The mid-priced one has **** components. Shimano A-070 7 speed? in 2015? Really? **** wheels, aluminum fork, no-name brakes, and 10.22 kg in weight? Almost 23 lbs? That's a heavy aluminum frame.

I spend the 840 Euro for the Radon. Never heard of the brand, but it has good components down the line.
I would buy the better one right away and get used to riding it. I just bought a new bike and it's hard to get used to after riding my old one for so long. Get the new good one right away and get it set up the way you want it.
Pretty much everything in my books. Better mechanics and more speed and power. If you count it, I worth it's worth it to get the better one for more money.
The cheap bike is what many call a bicycle-shaped-object. It generally looks like a bike, but "features" such as the non-functional full suspension give it away.

The Fuji Sportif is a bare-bones but fully functional road bike. It does what it's designed to do, but without refinement or finesse. Drivetrain components and essentials like wheels and cranks will work but lack responsiveness and durability.

The Radon R1 looks like what we see from here in the states. Quality price-point components (11-speed Shimano 105, Mavic Aksium wheels) on a frame that is a little behind the cutting edge, but most capable. After competent assembly and tuning, and with regular maintenance, this is a bike you could enjoy riding for a decade or two. Or three.
Darktone said:
I would buy the better one right away and get used to riding it. I just bought a new bike and it's hard to get used to after riding my old one for so long. Get the new good one right away and get it set up the way you want it.
Indeed, new bikes might often be hard to get used to.
Joe, considering that you are going to stay in Germany for 14-15 years and you are going to cycle all this time, I think that it's in your best interest to invest in a good bike which will serve you well in this period of time. Grab a solid, expensive one, and it will basically pay for itself as time passes by.

Hope this link works. There's an English language option. Wasn't able to find it. If you live urban the Quitmann Big Apple Rohloff is one of the world's great bikes.
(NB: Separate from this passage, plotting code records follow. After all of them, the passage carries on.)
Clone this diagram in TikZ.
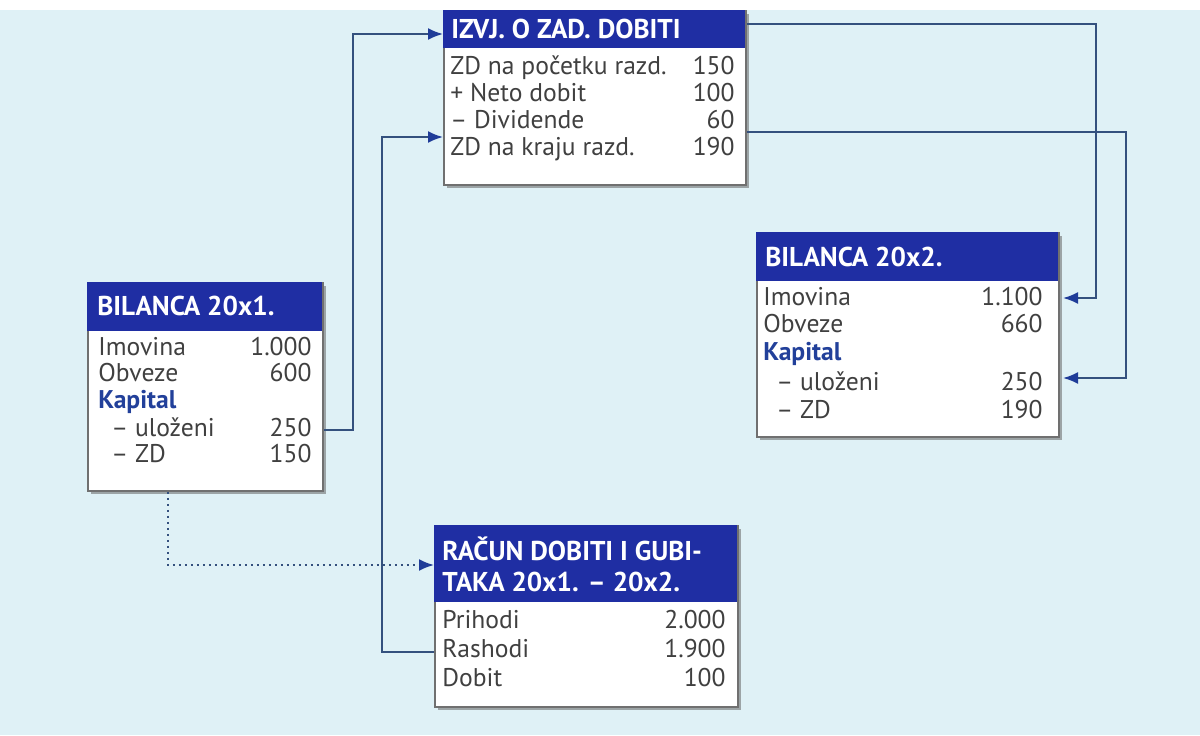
\documentclass[tikz,border=0pt]{standalone}
\usepackage{fontspec}
\setmainfont{PT Sans}
\usetikzlibrary{arrows.meta,shadows}
\definecolor{bgc}{HTML}{DFF1F6}
\definecolor{hdrc}{HTML}{1F2EA3}
\definecolor{lnc}{HTML}{34517E}
\definecolor{arc}{HTML}{1F3C98}
\definecolor{txc}{HTML}{404040}
\definecolor{kapc}{HTML}{22409A}
\definecolor{brd}{HTML}{707070}
\begin{document}
\begin{tikzpicture}[x=0.5pt,y=-0.5pt,
  box/.style={draw=brd, line width=0.9pt, fill=white, inner sep=0pt, anchor=north west,
    drop shadow={shadow xshift=1.6pt, shadow yshift=-1.6pt, fill=black!60, opacity=0.55}},
  hdr/.style={fill=hdrc, inner sep=0pt, anchor=north west},
  htx/.style={text=white, font=\bfseries\fontsize{13.6}{15}\selectfont, anchor=base west, inner sep=0pt},
  lbl/.style={text=txc, font=\fontsize{12.8}{14}\selectfont, anchor=base west, inner sep=0pt},
  val/.style={text=txc, font=\fontsize{12.8}{14}\selectfont, anchor=base east, inner sep=0pt},
  kap/.style={text=kapc, font=\bfseries\fontsize{12.8}{14}\selectfont, anchor=base west, inner sep=0pt},
  conn/.style={draw=lnc, line width=1pt},
  arr/.style={conn, -{Latex[length=7.5pt,width=6pt,color=arc]}},
  dotarr/.style={draw=lnc, line width=1pt, dash pattern=on 1pt off 2pt, -{Latex[length=7.5pt,width=6pt,color=arc]}}
]
\useasboundingbox (0,0) rectangle (1200,735);
\fill[bgc] (0,0) rectangle (1200,735);
\fill[white] (0,0) rectangle (1200,10);

% ---------- Box 1: BILANCA 20x1.
\node[box, minimum width=117.5pt, minimum height=104pt] (b1) at (87,282) {};
\node[hdr, minimum width=117.5pt, minimum height=24.5pt] (h1) at (87,282) {};
\node[htx] (h1t) at (97,315) {BILANCA 20x1.};
\node[lbl] (l1a) at (98,355) {Imovina};      \node[val] (v1a) at (312,355) {1.000};
\node[lbl] (l1b) at (98,381) {Obveze};       \node[val] (v1b) at (312,381) {600};
\node[kap] (l1c) at (98,408) {Kapital};
\node[lbl] (l1d) at (111,436) {– uloženi};   \node[val] (v1d) at (312,436) {250};
\node[lbl] (l1e) at (111,462) {– ZD};        \node[val] (v1e) at (312,462) {150};

% ---------- Box 2: IZVJ. O ZAD. DOBITI
\node[box, minimum width=151pt, minimum height=87pt] (b2) at (443,10) {};
\node[hdr, minimum width=151pt, minimum height=19pt] (h2) at (443,10) {};
\node[htx] (h2t) at (451,38) {IZVJ. O ZAD. DOBITI};
\node[lbl] (l2a) at (450,74) {ZD na početku razd.}; \node[val] (v2a) at (735,74) {150};
\node[lbl] (l2b) at (450,101) {+ Neto dobit};       \node[val] (v2b) at (735,101) {100};
\node[lbl] (l2c) at (450,128) {– Dividende};        \node[val] (v2c) at (735,128) {60};
\node[lbl] (l2d) at (450,155) {ZD na kraju razd.};  \node[val] (v2d) at (735,155) {190};

% ---------- Box 3: BILANCA 20x2.
\node[box, minimum width=151pt, minimum height=102pt] (b3) at (756,232) {};
\node[hdr, minimum width=151pt, minimum height=24.5pt] (h3) at (756,232) {};
\node[htx] (h3t) at (765,266) {BILANCA 20x2.};
\node[lbl] (l3a) at (763,305) {Imovina};      \node[val] (v3a) at (1043,305) {1.100};
\node[lbl] (l3b) at (763,332) {Obveze};       \node[val] (v3b) at (1043,332) {660};
\node[kap] (l3c) at (763,360) {Kapital};
\node[lbl] (l3d) at (776,390) {– uloženi};    \node[val] (v3d) at (1043,390) {250};
\node[lbl] (l3e) at (776,418) {– ZD};         \node[val] (v3e) at (1043,418) {190};

% ---------- Box 4: RAČUN DOBITI I GUBITAKA
\node[box, minimum width=151.5pt, minimum height=90.5pt] (b4) at (434,525) {};
\node[hdr, minimum width=151.5pt, minimum height=38.5pt] (h4) at (434,525) {};
\node[htx] (h4t) at (442,560) {RAČUN DOBITI I GUBI-};
\node[htx] (h4u) at (442,591) {TAKA 20x1. – 20x2.};
\node[lbl] (l4a) at (442,628) {Prihodi};  \node[val] (v4a) at (726,628) {2.000};
\node[lbl] (l4b) at (442,657) {Rashodi};  \node[val] (v4b) at (726,657) {1.900};
\node[lbl] (l4c) at (442,686) {Dobit};    \node[val] (v4c) at (726,686) {100};

% ---------- connectors
\coordinate (c1) at (353,34);
\coordinate (c2) at (382,137);
\coordinate (c3) at (1096,24);
\coordinate (c4) at (1096,298);
\coordinate (c5) at (1126,132);
\coordinate (c6) at (1126,378);
\coordinate (d1) at (168,565);
\coordinate (e1) at (325,430);
\coordinate (e2) at (434,652);

\draw[arr] (b1.east |- e1) -| (c1) -- (b2.west |- c1);
\draw[arr] (b4.west |- e2) -| (c2) -- (b2.west |- c2);
\draw[arr] (b2.east |- c3) -- (c3) -- (c4) -- ([xshift=1.6pt]b3.east |- c4);
\draw[arr] (b2.east |- c5) -- (c5) -- (c6) -- ([xshift=1.6pt]b3.east |- c6);
\draw[dotarr] (b1.south -| d1) -- (d1) -- (b4.west |- d1);
\end{tikzpicture}
\end{document}
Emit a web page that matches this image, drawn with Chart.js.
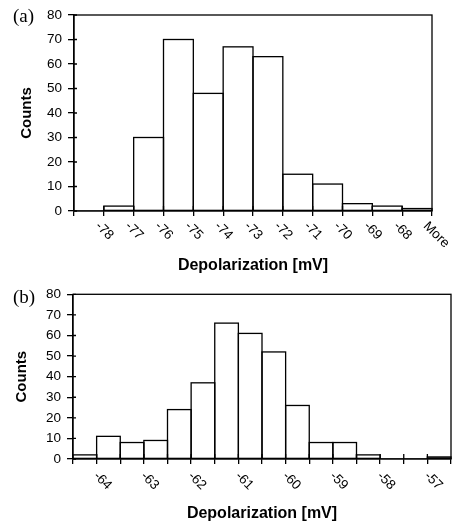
<!DOCTYPE html>
<html>
<head>
<meta charset="utf-8">
<script src="https://cdn.jsdelivr.net/npm/chart.js@4.4.1/dist/chart.umd.min.js"></script>
<style>
  body { margin: 0; background: #fff; }
  .panel { position: absolute; left: 0; width: 457px; }
  #panelA { top: 0; height: 278px; }
  #panelB { top: 278px; height: 249px; }
</style>
</head>
<body>
<div class="panel" id="panelA"><canvas id="chartA"></canvas></div>
<div class="panel" id="panelB"><canvas id="chartB"></canvas></div>
<script>
// Panel (a): bin upper edges and counts
const binsA = ['-78', '-77', '-76', '-75', '-74', '-73', '-72', '-71', '-70', '-69', '-68', 'More'];
const countsA = [0, 2, 30, 70, 48, 67, 63, 15, 11, 3, 2, 1];

// Panel (b): 0.5 mV bins, only the whole-mV edges carry a label
const binsB = ['-64', '-63.5', '-63', '-62.5', '-62', '-61.5', '-61', '-60.5',
               '-60', '-59.5', '-59', '-58.5', '-58', '-57.5', '-57', '-56.5'];
const countsB = [2, 11, 8, 9, 24, 37, 66, 61, 52, 26, 8, 8, 2, 0, 0, 1];
const shownB = ['-64', '-63', '-62', '-61', '-60', '-59', '-58', '-57'];

const yTicks = [0, 10, 20, 30, 40, 50, 60, 70, 80];

const SANS = '"Liberation Sans", Arial, sans-serif';
const LINE = 1.3;

document.addEventListener('DOMContentLoaded', () => {
    makeHistogram('chartA', binsA, countsA, {
        tag: '(a)', tagY: 22, labelDx: -6.5, labelDy: 13, shown: binsA,
        padRight: 25, padTop: 15, yWidth: 74, xHeight: 67, countsPad: 17.5, titlePad: 3
    });
    makeHistogram('chartB', binsB, countsB, {
        tag: '(b)', tagY: 25, labelDx: -1, labelDy: 15, shown: shownB,
        padRight: 6, padTop: 16.3, yWidth: 73, xHeight: 68, countsPad: 12.7, titlePad: 4
    });
});

// outlines, frame, cross ticks, rotated bin labels and panel tag
const framePlugin = {
    id: 'frame',
    afterDatasetsDraw(chart, args, opts) {
        const { ctx, chartArea: a, scales: { x, y } } = chart;
        ctx.save();
        ctx.strokeStyle = '#000';
        ctx.fillStyle = '#000';
        ctx.lineWidth = LINE;

        // bar outlines (stroked on the edges so shared sides stay thin)
        chart.getDatasetMeta(0).data.forEach(bar => {
            const p = bar.getProps(['x', 'y', 'base', 'width'], true);
            if (p.base - p.y < 0.5) return;
            ctx.strokeRect(p.x - p.width / 2, p.y, p.width, p.base - p.y);
        });

        ctx.strokeRect(a.left, a.top, a.right - a.left, a.bottom - a.top);

        // inner halves of the tick marks
        ctx.beginPath();
        y.ticks.forEach(t => {
            const py = y.getPixelForValue(t.value);
            ctx.moveTo(a.left, py);
            ctx.lineTo(a.left + 3, py);
        });
        const half = (x.getPixelForValue(1) - x.getPixelForValue(0)) / 2;
        for (let i = 1; i < chart.data.labels.length; i++) {
            const px = x.getPixelForValue(i) - half;
            ctx.moveTo(px, a.bottom);
            ctx.lineTo(px, a.bottom - 5);
        }
        ctx.stroke();

        // bin labels sit on the upper edge of each bin
        ctx.font = '13.5px ' + SANS;
        ctx.textAlign = 'left';
        ctx.textBaseline = 'middle';
        chart.data.labels.forEach((label, i) => {
            if (!opts.shown.includes(label)) return;
            const px = x.getPixelForValue(i) + half + opts.labelDx;
            ctx.save();
            ctx.translate(px, a.bottom + opts.labelDy);
            ctx.rotate(Math.PI / 4);
            ctx.fillText(label, 0, 0);
            ctx.restore();
        });

        ctx.font = '19px "Liberation Serif", "Times New Roman", serif';
        ctx.textBaseline = 'alphabetic';
        ctx.fillText(opts.tag, 13, opts.tagY);
        ctx.restore();
    }
};

function makeHistogram(id, bins, counts, o) {
    const ctx = document.getElementById(id).getContext('2d');
    return new Chart(ctx, {
        type: 'bar',
        data: {
            labels: bins,
            datasets: [{
                data: counts,
                backgroundColor: '#fff',
                borderWidth: 0,
                barPercentage: 1,
                categoryPercentage: 1
            }]
        },
        options: {
            responsive: true,
            maintainAspectRatio: false,
            animation: false,
            layout: { padding: { left: 0, right: o.padRight, top: o.padTop, bottom: 0 } },
            plugins: {
                legend: { display: false },
                tooltip: { enabled: false },
                frame: o
            },
            scales: {
                x: {
                    offset: true,
                    grid: { offset: true, drawOnChartArea: false, tickLength: 5, color: '#000', lineWidth: LINE },
                    border: { color: '#000', width: LINE },
                    ticks: { display: false },
                    title: {
                        display: true,
                        text: 'Depolarization [mV]',
                        color: '#000',
                        font: { family: SANS, size: 16, weight: 'bold' },
                        padding: { top: 0, bottom: o.titlePad }
                    },
                    afterFit: s => { s.height = o.xHeight; }
                },
                y: {
                    min: yTicks[0],
                    max: yTicks[yTicks.length - 1],
                    ticks: {
                        stepSize: yTicks[1] - yTicks[0],
                        color: '#000',
                        font: { family: SANS, size: 13.5 },
                        padding: 6
                    },
                    grid: { drawOnChartArea: false, tickLength: 6, color: '#000', lineWidth: LINE },
                    border: { color: '#000', width: LINE },
                    title: {
                        display: true,
                        text: 'Counts',
                        color: '#000',
                        font: { family: SANS, size: 15, weight: 'bold' },
                        padding: { top: o.countsPad, bottom: 0 }
                    },
                    afterFit: s => { s.width = o.yWidth; }
                }
            }
        },
        plugins: [framePlugin]
    });
}
</script>
</body>
</html>
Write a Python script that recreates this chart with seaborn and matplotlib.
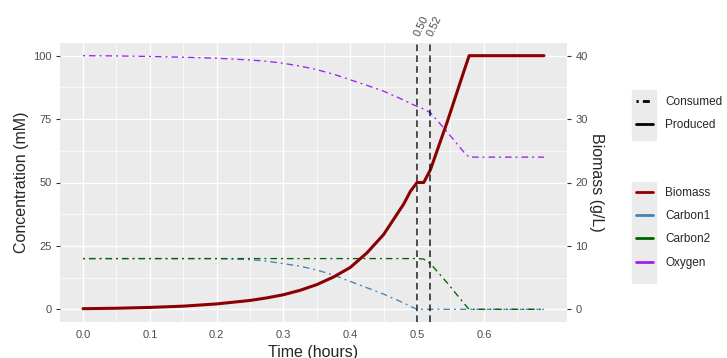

If rural to urban commute the Speed Rohloff would be the best model.

They ain't cheap. But, your great-grandchildren will use them in college.
A lot of the time you are paying for the name but in some cases the higher the price the better quality of components while lower priced bikes tend to be mass produced using low quality parts that are bound to give you grief at some point. Having said that, there are some good bikes out there that are of cheaper price but just be wary and do your research before you dive in and buy something cheap that will have you constantly fishing in your wallet for replacement parts.
When you get there just go to your a bike shop and talk to a experienced sales rep theat also rides. Tell them your circumstances and budget. I think they will be able to give you a clear cut choice of a bike for you and your budget. Sure you can go cheap and save money, but after time you might have to spend more on part due to breakage. Unless of course you can buy 3 China bikes for the price of one decent high end bike. That;s something else you need to consider.
I think you have made a wise decision to bike to your university. This is one of the best exercises to undertake. I think it is next in line to horseback riding.